SB 149 allows the governor to streamline the environmental review process mandated by the California Environmental Quality Act, better known as CEQA, for certain infrastructure projects.
The law requires courts to rule on legal challenges within 270 days, thus saving “months or even years of litigation delays,” according to the governor’s press release.
Long a priority for the governor, the reservoir project will be the largest constructed in about 50 years and will now come to fruition sooner because of the streamlining efforts, he said.
“We’re cutting red tape to build more—faster,” Mr. Newsom said in a press release when he expedited the Sites Reservoir project last year. “These are projects that will address our state’s biggest challenges faster, and the Sites Reservoir is fully representative of that goal—making sure Californians have access to clean drinking water and making sure we’re more resilient against future droughts.”

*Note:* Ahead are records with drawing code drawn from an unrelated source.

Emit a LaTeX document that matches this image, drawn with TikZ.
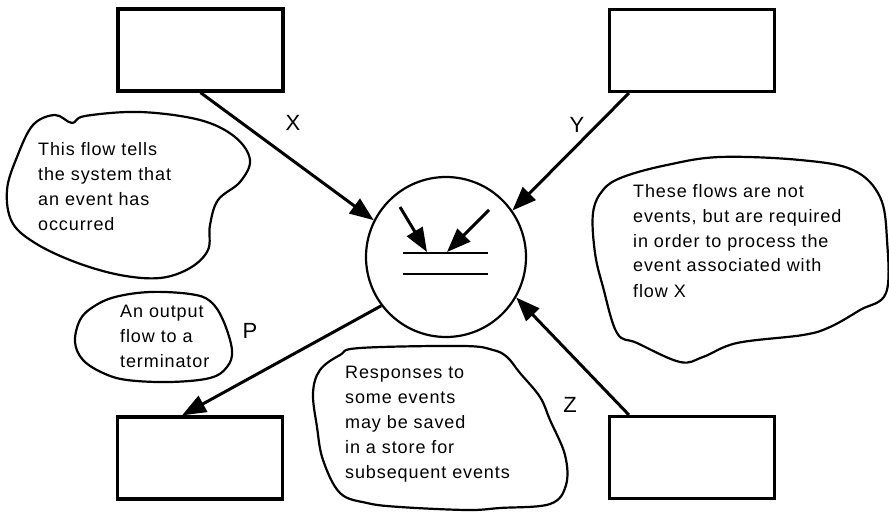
\documentclass[tikz,border=0pt]{standalone}
\usepackage{fontspec}
\setmainfont{Liberation Sans}
\newfontfamily\notefont[LetterSpace=5]{Liberation Sans}
\usetikzlibrary{arrows.meta}

\tikzset{
  term/.style={draw, line width=3.2pt, minimum width=165pt, minimum height=82pt, inner sep=0pt},
  flow/.style={line width=3pt, -{Triangle[length=24pt,width=18pt]}},
  cloudline/.style={line width=2.2pt, line join=round},
  note/.style={align=left, inner sep=0pt, anchor=base west, font=\notefont\fontsize{18}{25}\selectfont},
  flowlabel/.style={font=\fontsize{22}{26}\selectfont, inner sep=0pt}
}

\begin{document}
\begin{tikzpicture}[x=1pt,y=-1pt]
  \useasboundingbox (0,0) rectangle (889,513);

  % terminators
  \node[term] (tl) at (200.5,50) {};
  \node[term] (tr) at (692,50.5) {};
  \node[term] (bl) at (200,458) {};
  \node[term] (br) at (692,457.5) {};

  % the process
  \node[draw, circle, line width=2.2pt, minimum size=160pt, inner sep=0pt] (proc) at (446,257) {};
  \begin{scope}[shift={(proc.center)}]
    \draw[line width=2.4pt] (-43,-4) -- (42,-4) (-43,17) -- (42,17);
    \draw[flow] (-46,-50) -- (-19,-5);
    \draw[flow] (43,-47) -- (1,-5);
  \end{scope}

  % flows
  \draw[flow] (tl.south) -- (proc.153);
  \draw[flow] ([xshift=21pt]tr.south west) -- (proc.35);
  \draw[flow] (proc.217) -- ([xshift=-18pt]bl.north);
  \draw[flow] ([xshift=21pt]br.north west) -- (proc.330);

  \node[flowlabel] (lx) at (293,123) {X};
  \node[flowlabel] (ly) at (577,125) {Y};
  \node[flowlabel] (lp) at (250,331) {P};
  \node[flowlabel] (lz) at (570,405) {Z};

  % clouds
  \draw[cloudline] plot[smooth cycle, tension=0.6] coordinates {
    (17,157) (33,125) (55,115) (72,123) (85,116) (140,112) (200,120) (235,137)
    (250,160) (240,182) (218,200) (210,225) (208,250) (190,268) (160,278)
    (120,275) (75,262) (35,243) (12,222) (7,190)};
  \draw[cloudline] plot[smooth cycle, tension=0.6] coordinates {
    (593,213) (603,190) (623,177) (667,165) (720,157) (800,160) (853,170)
    (880,197) (887,240) (886,293) (860,310) (830,327) (803,335) (737,343)
    (703,357) (680,362) (637,343) (617,333) (603,287) (595,253)};
  \draw[cloudline] plot[smooth cycle, tension=0.6] coordinates {
    (80,320) (93,307) (115,297) (150,292) (190,294) (210,301) (223,320)
    (232,350) (227,367) (210,378) (170,382) (127,380) (103,373) (83,360) (75,342)};
  \draw[cloudline] plot[smooth cycle, tension=0.6] coordinates {
    (320,370) (340,355) (360,348) (463,346) (493,350) (507,357) (520,373)
    (540,397) (550,420) (565,455) (566,485) (550,504) (500,508) (467,510)
    (400,507) (367,503) (340,493) (323,460) (317,427) (313,393)};

  % notes (base = last line)
  \node[note] (n1) at (38,231) {This flow tells\\the system that\\an event has\\occurred};
  \node[note] (n2) at (633,297) {These flows are not\\events, but are required\\in order to process the\\event associated with\\flow X};
  \node[note] (n3) at (120,367) {An output\\flow to a\\terminator};
  \node[note] (n4) at (345,478) {Responses to\\some events\\may be saved\\in a store for\\subsequent events};
\end{tikzpicture}
\end{document}
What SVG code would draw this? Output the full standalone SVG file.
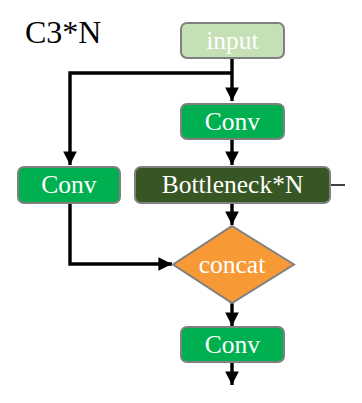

Streamlining will allow state agencies to improve project delivery timelines and “maximize taxpayer dollars” while ensuring that environmental reviews are conducted and communities are engaged with the process, the press release said.
CEQA is blamed for holding up development by several industries in the state, including housing and commercial construction, with multiple bills introduced in recent years to modify the environmental review process to facilitate approval.
Currently, the process entails multiple studies to evaluate environmental effects of projects, with environmental impact reviews regularly challenged by opposing groups that cause lengthy and costly delays.
One group in favor of the law passed last year expediting projects said it was needed because lengthy court battles over environmental reviews create significant uncertainty that jeopardizes investment and development opportunities.
“SB 149 will allow certain clean energy and water projects to be certified for expedited judicial review if a project is challenged,” the California Municipal Utilities Association said in legislative analyses. “This back-end process improvement provides important certainty to project developers that litigation will be resolved in a timely manner and preserves the process of preparing an [environmental impact review].”
The governor believes the bills he signed in recent years to expedite processes will allow California to take advantage of $180 billion in state, local, and federal infrastructure funds over the next decade, thus creating approximately 400,000 “good-paying jobs,” according to his recent press release.